AD: Yes, I think until Act III, everybody is operating for the best. And after the deaths of Mercutio and Tybalt, everybody starts just trying to survive. After that they just never get on top of it again. They still do, as human beings do, think they're doing what they do for the best. But the Friar's suggestion to Juliet to take the potion, for example, is really out of him wanting to be the hero. What rational adult could possibly think that this is the solution to this problem? And the Nurse, who actually says to Juliet, "Paris is really good looking, Romeo is a dishcloth to him"-that's simply not true. That can't be true. So while she may be trying to operate for the best, she's not operating well. Or Capulet saying that he'll cast Juliet out … The sheer repetition in that scene allows it to be what it is: an extreme, extreme reaction. He's got no business behaving that way.
CST: Is the Prince the only adult who actually chooses a course of moderation in banishing Romeo rather than sentencing him to death?
AD: It's interesting you ask that because at that time in Europe, banishment was extreme punishment because you would lose the entire protection of the law. You actually don't have a place to live. You are not safe. You have no way of making money unless you become a thief, and you're really kind of out there, wandering. So I need to make sure in this production that banishment is actually understood as a kind of death sentence. When Romeo says "Banishéd is banished from the world and world's exile is death," actually, he's right. Because you also didn't have permission to enter into another town. He goes to Mantua, which I believe in comparison to Verona, is the equivalent of a gas station. He wouldn't be able to get into an organized city without a letter of introduction. That letter is how you get in the door, how you get through the wall.
CST: Talk about Homeland Security!
AD: Exactly. We could follow this same notion all the way back to the Greek plays. There's no safety at all, you have no protection, you have no means. There's just nothing there. It takes the meaning of homelessness to a whole new level.

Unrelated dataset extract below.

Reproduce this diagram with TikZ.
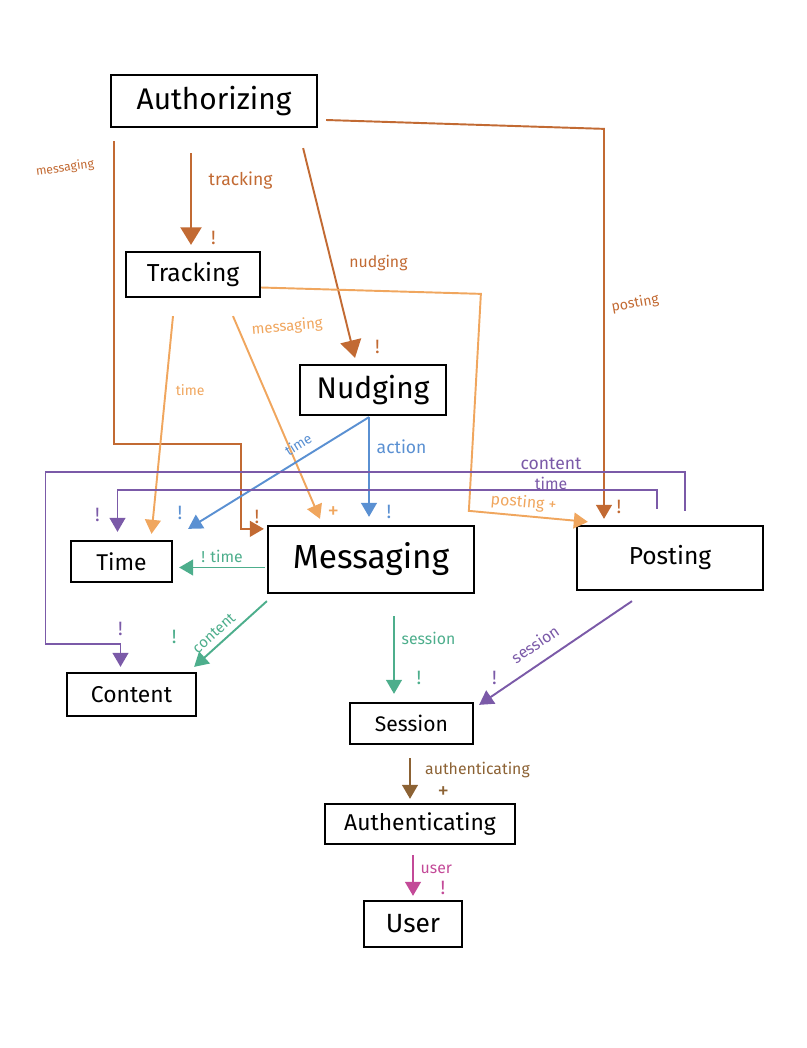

CST: Can you talk to us about your choices regarding the roles of the Friar and Lord Montague?
AD: I have essentially eliminated Lord Montague. Some of his lines are still in the play but Romeo doesn't have a dad. I'm using the Friar as that person in Romeo's life, which is really where the father-son relationship is anyway. It's a struggle I've always had with the play because the Montagues are actually so unrepresented in the script. Lord Montague basically abdicates his job as a father early on. There's the scene with Benevolio where he says (and I'm paraphrasing again), "Have you seen my son? What's up with him? He's all upset." Benevolio says "Yeah, I've seen him, he's upset. I don't know why, but I'll go find out for you." Exit Lord and Lady Montague, not to be seen again until the big fight in the square where they say barely anything and then go away again. Lord Montague comes on at the end and basically says: "My wife has died because Romeo is banished. Oh look, my son is dead." He doesn't really exist as a father. That always bugged me. And then when you cut the script down, it becomes even more apparent that he doesn't exist, so I wanted to explore a different way to focus of the characters and the relationships based on the words Shakespeare gives us.
CST: You're planning to use two musicians in non-speaking roles. Could you talk a bit about how music is a presence in the production?
AD: It's something I work with a lot. I like to work with live music because I think the theater is live, and I think that's what we do well. I do see this as a story. Music will allow it to be a story in a way that I think is helpful to the play. I'm not really working in a strict period, but I am working in a once-upon-a-time kind of land; it has a sense of ancientness but is still accessible to a modern audience. The device of a storyteller, someone who can look at the audience and say, "This is what's happening now" makes that all possible. You have to create mood and tone. Normally lights do that, but you don't need them. I actually think music does it better. It speaks a slightly different language.
CST: You have spent a healthy amount of your professional life with Shakespeare. What is it about these plays that still holds us? And why is important to introduce young people to these plays?
AD: The people in these plays are interesting. They do interesting things that are fundamental to the human experience. Couple that with some great ways of saying things that sometimes hit your ear just right and it doesn't feel antiquated, especially when it's spoken in a way that allows it to make sense. That's what I think Shakespeare's plays have as an edge over his contemporaries.
I think it's important to introduce these plays to young audiences because of that. I want people to want to go to the theater, and I want them to understand it as part of their world, not a rarefied world, not for other people. Fiction is important to the way you live your life, and theater is one of the ways that we deal with fiction. When you're dealing with people's early introductions to theater, it's really important that the play be good. Then you couple that with the fact that the characters really do behave in appropriately human ways; they do the things that people are supposed to do. Sometimes the things they do are extreme and sometimes they're unexpected, but they do what people do. That's important, because that's what keeps it honest. They speak about things in a way that opens your brain up, lets you perceive events in a deeper or more enlivening way than the way you talk in your everyday life.
CST: It sounds as if you had a formative experience with theater early in your life?
AD: Yes, A Christmas Carol at the Goodman Theatre. I don't know how old I was, I was pretty young—and I got the life scared out of me by the Ghost of Christmas Future. I was apparently terrified and crying horribly and my mother didn't know what to do with me. But it was very exciting and obviously it really stuck with me. And then when I was probably 12 or 13, I saw a production of the "Scottish Play" [Macbeth] done by Chicago Shakespeare Theater back in its old home, which I don't remember a lot about except I was really worried about the Scottish guy [Macbeth] the whole time. I was just worried about this guy, this poor character. It really stuck with me how worried I was for him. Once I hit a certain point in my life, everything I've seen is a formative experience because it just all goes into the big stew of what it is that matters to you.